__Aim__
From the listing that follows, output everything exactly except the pictures.
---------- Provided data
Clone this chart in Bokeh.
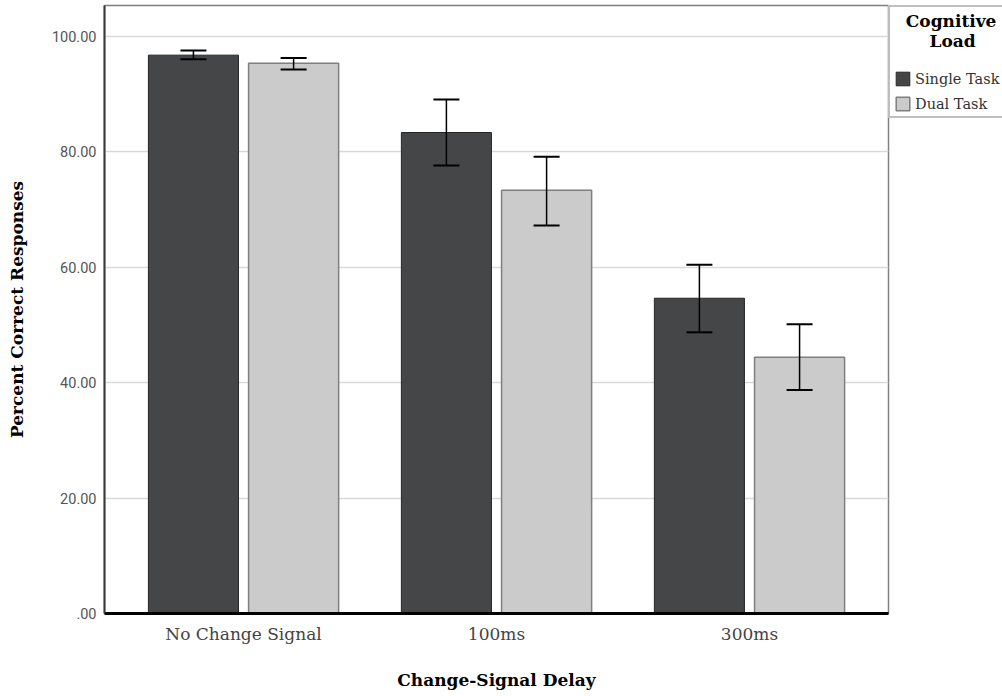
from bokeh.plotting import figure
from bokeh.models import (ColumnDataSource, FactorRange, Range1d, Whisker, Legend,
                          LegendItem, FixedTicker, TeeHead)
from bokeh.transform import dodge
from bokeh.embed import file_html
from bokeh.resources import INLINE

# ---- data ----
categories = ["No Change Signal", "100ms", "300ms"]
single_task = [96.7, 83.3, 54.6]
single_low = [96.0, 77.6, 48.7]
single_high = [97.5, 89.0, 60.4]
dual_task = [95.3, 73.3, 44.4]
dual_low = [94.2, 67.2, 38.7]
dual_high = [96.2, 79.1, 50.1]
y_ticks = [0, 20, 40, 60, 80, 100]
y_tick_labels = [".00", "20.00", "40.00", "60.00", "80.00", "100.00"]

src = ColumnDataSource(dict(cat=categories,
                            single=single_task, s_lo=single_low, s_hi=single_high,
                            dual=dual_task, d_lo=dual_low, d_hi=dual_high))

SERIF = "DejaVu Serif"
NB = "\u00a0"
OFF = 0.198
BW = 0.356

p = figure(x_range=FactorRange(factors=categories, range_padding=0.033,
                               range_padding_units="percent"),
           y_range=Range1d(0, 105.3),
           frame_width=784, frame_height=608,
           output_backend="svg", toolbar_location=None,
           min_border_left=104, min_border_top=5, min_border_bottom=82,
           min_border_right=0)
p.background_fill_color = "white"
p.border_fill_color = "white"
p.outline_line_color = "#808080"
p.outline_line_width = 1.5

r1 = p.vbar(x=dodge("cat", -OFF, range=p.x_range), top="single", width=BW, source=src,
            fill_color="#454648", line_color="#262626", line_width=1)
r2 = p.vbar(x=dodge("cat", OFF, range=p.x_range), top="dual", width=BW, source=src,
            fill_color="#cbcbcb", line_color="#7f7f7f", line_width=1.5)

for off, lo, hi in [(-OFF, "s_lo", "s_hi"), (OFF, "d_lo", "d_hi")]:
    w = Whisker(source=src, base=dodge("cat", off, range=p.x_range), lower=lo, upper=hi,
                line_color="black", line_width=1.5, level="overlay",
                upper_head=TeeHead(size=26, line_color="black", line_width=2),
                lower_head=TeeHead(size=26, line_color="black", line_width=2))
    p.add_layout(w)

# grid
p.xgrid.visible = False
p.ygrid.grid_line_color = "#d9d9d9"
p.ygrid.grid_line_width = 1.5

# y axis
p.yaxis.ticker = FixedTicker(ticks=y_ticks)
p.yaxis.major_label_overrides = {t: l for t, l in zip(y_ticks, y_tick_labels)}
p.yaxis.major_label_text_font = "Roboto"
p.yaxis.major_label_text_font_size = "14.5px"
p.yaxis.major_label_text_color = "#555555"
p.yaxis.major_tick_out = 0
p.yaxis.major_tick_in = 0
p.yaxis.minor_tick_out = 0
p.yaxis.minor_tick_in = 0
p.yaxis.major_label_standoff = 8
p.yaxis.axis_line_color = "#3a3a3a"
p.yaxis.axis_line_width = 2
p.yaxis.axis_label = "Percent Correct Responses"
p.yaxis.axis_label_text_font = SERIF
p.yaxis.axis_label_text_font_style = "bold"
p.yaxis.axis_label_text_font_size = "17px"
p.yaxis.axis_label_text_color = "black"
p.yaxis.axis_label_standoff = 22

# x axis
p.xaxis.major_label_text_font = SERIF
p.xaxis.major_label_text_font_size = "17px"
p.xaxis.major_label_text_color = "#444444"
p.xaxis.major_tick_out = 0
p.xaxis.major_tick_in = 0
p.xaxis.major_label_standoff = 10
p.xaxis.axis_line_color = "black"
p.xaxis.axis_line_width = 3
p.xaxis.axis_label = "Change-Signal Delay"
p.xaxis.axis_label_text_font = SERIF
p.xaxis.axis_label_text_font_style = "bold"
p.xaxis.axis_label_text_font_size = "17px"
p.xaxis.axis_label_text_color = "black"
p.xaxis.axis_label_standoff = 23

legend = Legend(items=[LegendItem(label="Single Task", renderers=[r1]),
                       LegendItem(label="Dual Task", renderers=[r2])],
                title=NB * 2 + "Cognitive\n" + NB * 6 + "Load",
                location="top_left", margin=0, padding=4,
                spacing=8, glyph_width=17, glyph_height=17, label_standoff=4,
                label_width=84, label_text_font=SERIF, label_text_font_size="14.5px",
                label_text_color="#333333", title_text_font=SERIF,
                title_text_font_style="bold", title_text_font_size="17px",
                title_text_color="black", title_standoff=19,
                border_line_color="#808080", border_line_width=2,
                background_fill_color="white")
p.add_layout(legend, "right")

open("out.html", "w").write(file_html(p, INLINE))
--------------------
__Reply to the task__
Clone this chart in Bokeh.
from bokeh.plotting import figure
from bokeh.models import (ColumnDataSource, FactorRange, Range1d, Whisker, Legend,
                          LegendItem, FixedTicker, TeeHead)
from bokeh.transform import dodge
from bokeh.embed import file_html
from bokeh.resources import INLINE

# ---- data ----
categories = ["No Change Signal", "100ms", "300ms"]
single_task = [96.7, 83.3, 54.6]
single_low = [96.0, 77.6, 48.7]
single_high = [97.5, 89.0, 60.4]
dual_task = [95.3, 73.3, 44.4]
dual_low = [94.2, 67.2, 38.7]
dual_high = [96.2, 79.1, 50.1]
y_ticks = [0, 20, 40, 60, 80, 100]
y_tick_labels = [".00", "20.00", "40.00", "60.00", "80.00", "100.00"]

src = ColumnDataSource(dict(cat=categories,
                            single=single_task, s_lo=single_low, s_hi=single_high,
                            dual=dual_task, d_lo=dual_low, d_hi=dual_high))

SERIF = "DejaVu Serif"
NB = "\u00a0"
OFF = 0.198
BW = 0.356

p = figure(x_range=FactorRange(factors=categories, range_padding=0.033,
                               range_padding_units="percent"),
           y_range=Range1d(0, 105.3),
           frame_width=784, frame_height=608,
           output_backend="svg", toolbar_location=None,
           min_border_left=104, min_border_top=5, min_border_bottom=82,
           min_border_right=0)
p.background_fill_color = "white"
p.border_fill_color = "white"
p.outline_line_color = "#808080"
p.outline_line_width = 1.5

r1 = p.vbar(x=dodge("cat", -OFF, range=p.x_range), top="single", width=BW, source=src,
            fill_color="#454648", line_color="#262626", line_width=1)
r2 = p.vbar(x=dodge("cat", OFF, range=p.x_range), top="dual", width=BW, source=src,
            fill_color="#cbcbcb", line_color="#7f7f7f", line_width=1.5)

for off, lo, hi in [(-OFF, "s_lo", "s_hi"), (OFF, "d_lo", "d_hi")]:
    w = Whisker(source=src, base=dodge("cat", off, range=p.x_range), lower=lo, upper=hi,
                line_color="black", line_width=1.5, level="overlay",
                upper_head=TeeHead(size=26, line_color="black", line_width=2),
                lower_head=TeeHead(size=26, line_color="black", line_width=2))
    p.add_layout(w)

# grid
p.xgrid.visible = False
p.ygrid.grid_line_color = "#d9d9d9"
p.ygrid.grid_line_width = 1.5

# y axis
p.yaxis.ticker = FixedTicker(ticks=y_ticks)
p.yaxis.major_label_overrides = {t: l for t, l in zip(y_ticks, y_tick_labels)}
p.yaxis.major_label_text_font = "Roboto"
p.yaxis.major_label_text_font_size = "14.5px"
p.yaxis.major_label_text_color = "#555555"
p.yaxis.major_tick_out = 0
p.yaxis.major_tick_in = 0
p.yaxis.minor_tick_out = 0
p.yaxis.minor_tick_in = 0
p.yaxis.major_label_standoff = 8
p.yaxis.axis_line_color = "#3a3a3a"
p.yaxis.axis_line_width = 2
p.yaxis.axis_label = "Percent Correct Responses"
p.yaxis.axis_label_text_font = SERIF
p.yaxis.axis_label_text_font_style = "bold"
p.yaxis.axis_label_text_font_size = "17px"
p.yaxis.axis_label_text_color = "black"
p.yaxis.axis_label_standoff = 22

# x axis
p.xaxis.major_label_text_font = SERIF
p.xaxis.major_label_text_font_size = "17px"
p.xaxis.major_label_text_color = "#444444"
p.xaxis.major_tick_out = 0
p.xaxis.major_tick_in = 0
p.xaxis.major_label_standoff = 10
p.xaxis.axis_line_color = "black"
p.xaxis.axis_line_width = 3
p.xaxis.axis_label = "Change-Signal Delay"
p.xaxis.axis_label_text_font = SERIF
p.xaxis.axis_label_text_font_style = "bold"
p.xaxis.axis_label_text_font_size = "17px"
p.xaxis.axis_label_text_color = "black"
p.xaxis.axis_label_standoff = 23

legend = Legend(items=[LegendItem(label="Single Task", renderers=[r1]),
                       LegendItem(label="Dual Task", renderers=[r2])],
                title=NB * 2 + "Cognitive\n" + NB * 6 + "Load",
                location="top_left", margin=0, padding=4,
                spacing=8, glyph_width=17, glyph_height=17, label_standoff=4,
                label_width=84, label_text_font=SERIF, label_text_font_size="14.5px",
                label_text_color="#333333", title_text_font=SERIF,
                title_text_font_style="bold", title_text_font_size="17px",
                title_text_color="black", title_standoff=19,
                border_line_color="#808080", border_line_width=2,
                background_fill_color="white")
p.add_layout(legend, "right")

open("out.html", "w").write(file_html(p, INLINE))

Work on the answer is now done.